The sleeping eurozone crisis reawakened this week.
Markets showed they were unimpressed by recent pronouncements by European politicians that the worst was over by pushing Spain and Italy's borrowing costs towards levels that prompted bailouts for other peripheral eurozone countries.
This promises to be one of the more dangerous phases of the crisis with the attention firmly focused on Italy and Spain, the eurozone's third and fourth-largest economies.
Madrid in particular finds itself in a tight spot with its benchmark 10-year bond yields hitting 6 per cent on Tuesday for the first time since November.
Investors were spooked by the admission in March that Spain would breach its budget targets for this year. However, they also fret that the deeper austerity, announced over the Easter weekend by the government, will push the country further into recession and maybe even spark social unrest.
"In essence they have policies that make it difficult for them to grow out of the problems," says Jim Reid, credit strategist at Deutsche Bank. "They are between a rock and a hard place."
More broadly there are worries from many investors that markets, after turning a blind eye to some problems in the eurozone amid the general euphoric start to the year, have finally woken up to them.
The rally in Spanish and Italian bonds during January was powered by the latest provision of central bank liquidity.
But the market is now subtly re-evaluating the European Central Bank's cheap three-year loans to banks, known as LTROs or longer-term refinancing operations.
When they were announced in December, their effects were at first largely ignored, but then they were described by many as a "game-changer" in January.
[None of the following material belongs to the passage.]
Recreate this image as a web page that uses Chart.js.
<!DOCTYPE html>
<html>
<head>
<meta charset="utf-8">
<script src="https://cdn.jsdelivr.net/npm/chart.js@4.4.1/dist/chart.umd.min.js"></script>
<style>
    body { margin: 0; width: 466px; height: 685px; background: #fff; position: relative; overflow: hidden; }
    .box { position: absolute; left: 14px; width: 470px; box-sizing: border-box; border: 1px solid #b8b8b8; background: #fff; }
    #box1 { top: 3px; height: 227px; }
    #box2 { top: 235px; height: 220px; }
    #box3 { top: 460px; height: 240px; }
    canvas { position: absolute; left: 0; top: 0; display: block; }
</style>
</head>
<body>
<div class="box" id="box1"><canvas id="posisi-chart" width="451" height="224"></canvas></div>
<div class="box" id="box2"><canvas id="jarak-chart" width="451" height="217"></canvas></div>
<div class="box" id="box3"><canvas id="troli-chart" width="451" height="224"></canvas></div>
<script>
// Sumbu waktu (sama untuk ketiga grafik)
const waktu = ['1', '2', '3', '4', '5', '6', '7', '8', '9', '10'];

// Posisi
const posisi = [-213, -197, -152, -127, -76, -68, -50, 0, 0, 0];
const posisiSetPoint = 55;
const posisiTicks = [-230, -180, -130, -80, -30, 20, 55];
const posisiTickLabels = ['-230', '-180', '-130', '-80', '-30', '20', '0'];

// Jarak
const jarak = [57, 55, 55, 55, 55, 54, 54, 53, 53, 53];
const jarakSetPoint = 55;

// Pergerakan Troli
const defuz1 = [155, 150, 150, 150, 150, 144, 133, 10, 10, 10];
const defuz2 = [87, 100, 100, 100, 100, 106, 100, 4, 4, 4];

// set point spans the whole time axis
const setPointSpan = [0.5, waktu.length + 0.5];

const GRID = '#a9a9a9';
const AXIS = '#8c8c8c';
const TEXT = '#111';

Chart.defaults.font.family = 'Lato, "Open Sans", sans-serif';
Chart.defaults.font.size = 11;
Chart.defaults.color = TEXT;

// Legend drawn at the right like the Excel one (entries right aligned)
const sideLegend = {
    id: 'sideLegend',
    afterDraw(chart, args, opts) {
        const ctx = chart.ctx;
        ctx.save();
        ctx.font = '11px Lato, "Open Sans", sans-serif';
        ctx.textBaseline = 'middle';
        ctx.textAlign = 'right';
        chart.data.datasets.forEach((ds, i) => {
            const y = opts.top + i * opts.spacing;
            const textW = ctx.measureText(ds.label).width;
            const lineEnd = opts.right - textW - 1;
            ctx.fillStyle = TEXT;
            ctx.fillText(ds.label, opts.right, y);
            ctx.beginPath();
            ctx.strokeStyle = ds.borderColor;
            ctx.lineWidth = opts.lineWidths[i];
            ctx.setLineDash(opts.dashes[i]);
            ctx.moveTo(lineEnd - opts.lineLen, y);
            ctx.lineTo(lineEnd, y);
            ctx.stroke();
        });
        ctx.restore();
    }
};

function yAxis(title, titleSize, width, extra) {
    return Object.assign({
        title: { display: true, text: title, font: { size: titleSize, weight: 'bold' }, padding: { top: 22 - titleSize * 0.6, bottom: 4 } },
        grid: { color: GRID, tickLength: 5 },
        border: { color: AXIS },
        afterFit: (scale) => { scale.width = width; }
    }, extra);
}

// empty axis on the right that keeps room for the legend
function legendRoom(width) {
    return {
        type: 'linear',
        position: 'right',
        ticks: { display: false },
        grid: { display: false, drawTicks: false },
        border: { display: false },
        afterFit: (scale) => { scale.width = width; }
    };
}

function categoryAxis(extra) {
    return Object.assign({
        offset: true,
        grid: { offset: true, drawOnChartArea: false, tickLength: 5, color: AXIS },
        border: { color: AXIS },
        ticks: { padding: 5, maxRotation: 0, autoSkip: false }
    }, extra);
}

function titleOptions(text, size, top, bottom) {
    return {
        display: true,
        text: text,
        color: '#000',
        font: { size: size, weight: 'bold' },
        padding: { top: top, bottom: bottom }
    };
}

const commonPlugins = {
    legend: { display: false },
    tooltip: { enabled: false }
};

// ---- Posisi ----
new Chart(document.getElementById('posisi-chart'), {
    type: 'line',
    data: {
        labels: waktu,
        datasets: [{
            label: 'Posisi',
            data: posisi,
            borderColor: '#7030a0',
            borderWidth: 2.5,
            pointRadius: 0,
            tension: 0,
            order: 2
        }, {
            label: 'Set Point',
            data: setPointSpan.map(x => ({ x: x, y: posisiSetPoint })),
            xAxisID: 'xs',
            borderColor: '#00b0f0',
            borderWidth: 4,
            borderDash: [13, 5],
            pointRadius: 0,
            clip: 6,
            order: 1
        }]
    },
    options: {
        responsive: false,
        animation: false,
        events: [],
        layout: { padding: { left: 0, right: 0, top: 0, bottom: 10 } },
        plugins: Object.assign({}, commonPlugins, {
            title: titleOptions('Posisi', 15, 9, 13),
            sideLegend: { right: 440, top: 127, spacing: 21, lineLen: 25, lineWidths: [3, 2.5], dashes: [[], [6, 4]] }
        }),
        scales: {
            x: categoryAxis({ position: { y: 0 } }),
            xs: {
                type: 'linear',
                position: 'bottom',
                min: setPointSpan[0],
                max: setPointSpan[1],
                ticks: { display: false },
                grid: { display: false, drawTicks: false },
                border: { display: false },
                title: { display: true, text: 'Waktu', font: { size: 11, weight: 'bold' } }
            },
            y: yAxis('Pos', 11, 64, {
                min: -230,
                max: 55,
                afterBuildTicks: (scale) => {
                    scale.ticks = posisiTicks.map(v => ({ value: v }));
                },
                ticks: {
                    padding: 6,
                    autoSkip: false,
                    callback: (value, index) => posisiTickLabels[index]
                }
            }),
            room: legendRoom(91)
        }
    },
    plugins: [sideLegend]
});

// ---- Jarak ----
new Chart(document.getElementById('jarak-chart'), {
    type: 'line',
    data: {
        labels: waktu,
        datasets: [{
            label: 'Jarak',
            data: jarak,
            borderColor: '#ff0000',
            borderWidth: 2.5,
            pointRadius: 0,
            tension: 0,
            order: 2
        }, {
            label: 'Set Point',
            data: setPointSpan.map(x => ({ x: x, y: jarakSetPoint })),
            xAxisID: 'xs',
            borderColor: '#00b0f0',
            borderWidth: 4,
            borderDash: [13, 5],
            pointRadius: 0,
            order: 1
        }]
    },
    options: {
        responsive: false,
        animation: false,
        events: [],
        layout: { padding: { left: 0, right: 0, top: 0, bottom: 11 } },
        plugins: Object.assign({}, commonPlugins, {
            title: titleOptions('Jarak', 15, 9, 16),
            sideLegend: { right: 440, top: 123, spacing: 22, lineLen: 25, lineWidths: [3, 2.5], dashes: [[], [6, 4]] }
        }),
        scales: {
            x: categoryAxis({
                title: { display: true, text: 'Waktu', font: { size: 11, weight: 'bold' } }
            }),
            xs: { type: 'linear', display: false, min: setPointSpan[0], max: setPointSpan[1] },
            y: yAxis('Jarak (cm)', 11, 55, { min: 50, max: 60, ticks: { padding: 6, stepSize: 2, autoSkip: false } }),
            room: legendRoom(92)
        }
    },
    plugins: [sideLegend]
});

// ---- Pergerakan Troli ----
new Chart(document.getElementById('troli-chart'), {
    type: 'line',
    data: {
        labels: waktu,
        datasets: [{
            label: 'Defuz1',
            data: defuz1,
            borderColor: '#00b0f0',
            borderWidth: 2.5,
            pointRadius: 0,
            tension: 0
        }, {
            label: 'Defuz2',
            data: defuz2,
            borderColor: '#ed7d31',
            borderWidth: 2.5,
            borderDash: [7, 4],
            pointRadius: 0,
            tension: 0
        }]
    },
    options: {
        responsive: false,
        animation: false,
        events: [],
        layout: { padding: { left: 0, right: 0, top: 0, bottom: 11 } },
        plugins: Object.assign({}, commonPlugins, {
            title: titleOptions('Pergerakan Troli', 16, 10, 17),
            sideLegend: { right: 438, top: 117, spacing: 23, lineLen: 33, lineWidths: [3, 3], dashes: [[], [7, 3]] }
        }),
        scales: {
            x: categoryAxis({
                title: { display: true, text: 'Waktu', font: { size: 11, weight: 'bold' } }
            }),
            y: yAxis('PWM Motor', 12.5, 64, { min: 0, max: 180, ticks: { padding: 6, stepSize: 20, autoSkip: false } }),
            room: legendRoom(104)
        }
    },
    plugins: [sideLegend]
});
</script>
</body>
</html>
Now the worries have resurfaced with a belief that they have done nothing to help the particular weaknesses in the eurozone.
"The idea that the LTRO solved all issues was just incorrect," says Nick Griffiths, head of global rates at Legal & General Investment Management. "For the markets it was a lifeline to give some breathing space but it did nothing for the fundamentals."
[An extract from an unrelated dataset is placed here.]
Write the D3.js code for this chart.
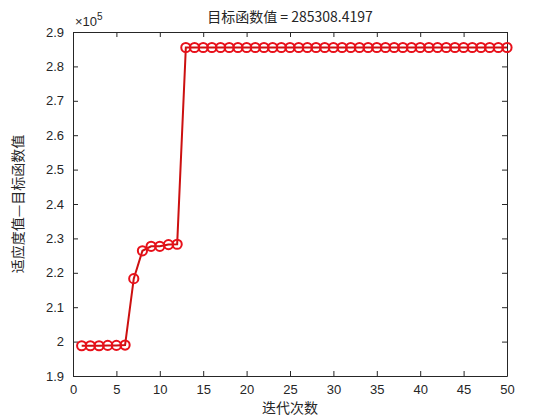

Although he expected Spanish yields to rise and was accordingly short on peripheral bonds, the timing of the move this week caught him somewhat by surprise.
With Spanish 10-year yields jumping 62 basis points in four trading days, he decided to cover some of his short positions on Wednesday. Others did the same which had the effect of suppressing yields which dropped 10bp.
The LTRO effect was so strong because it gave banks a simple domestic trade that looked potentially lucrative.
The ECB would lend banks money at 1 per cent which they could then invest -- particularly if they were Spanish or Italian -- in far higher-yielding domestic government debt.
Spanish and Italian banks duly did, snapping up local debt in record amounts. There were also clear signs of international investors selling out to domestic institutions.
For many this wave of domestic buying is a worry for several reasons. Most notably, the LTRO has reinforced the intertwined relationship between banks and governments. Banks, already laden with government debt, have taken on more, largely it seems in a bet that they would be in deep trouble in any case if there was a sovereign default.
Mr Griffiths says trading volumes were extremely thin in the past week and wonders how much the brutality of the recent move in yields can be explained by this.
"How much of this is due to it being Easter and the domestics not being there?"
But he adds that few international funds are invested in size in the peripherals while the LTRO effect appears to be wearing off: "Ultimately the market is only supported by domestics and they are running out of money so spreads can drift wider and wider."
That leaves the question of further central bank support. Benoit Coeuré, a senior ECB official, on Wednesday reminded markets that the central bank can directly buy bonds under its dormant securities markets programme.
But scepticism has risen this year among investors about the efficacy of the buying ever since the ECB managed to get itself excluded from Greece's debt restructuring.
Analysts at Citi point out that this means any restructuring in Ireland and Portugal -- the two other bailed-out countries -- could be even deeper as the official sector including the ECB will own a higher proportion of debt.
Another LTRO, however, remains a prospect that could deliver at least temporary respite.
"What we know now that we didn't six months ago is that the ECB have form in giving a massive response. There is no reason why we can't have LTRO 3 some time in the future. It won't solve the problem but it will ease it," says Mr Reid.
But many international funds remain nervous. Mr Griffiths notes that Spain has mostly issued shorter-dated bonds in recent months and still has half of its issuance to do for the year.
"It is hard to see how this gets better without another [flaring up of the] problem. It is an unstable equilibrium in the eurozone," he says.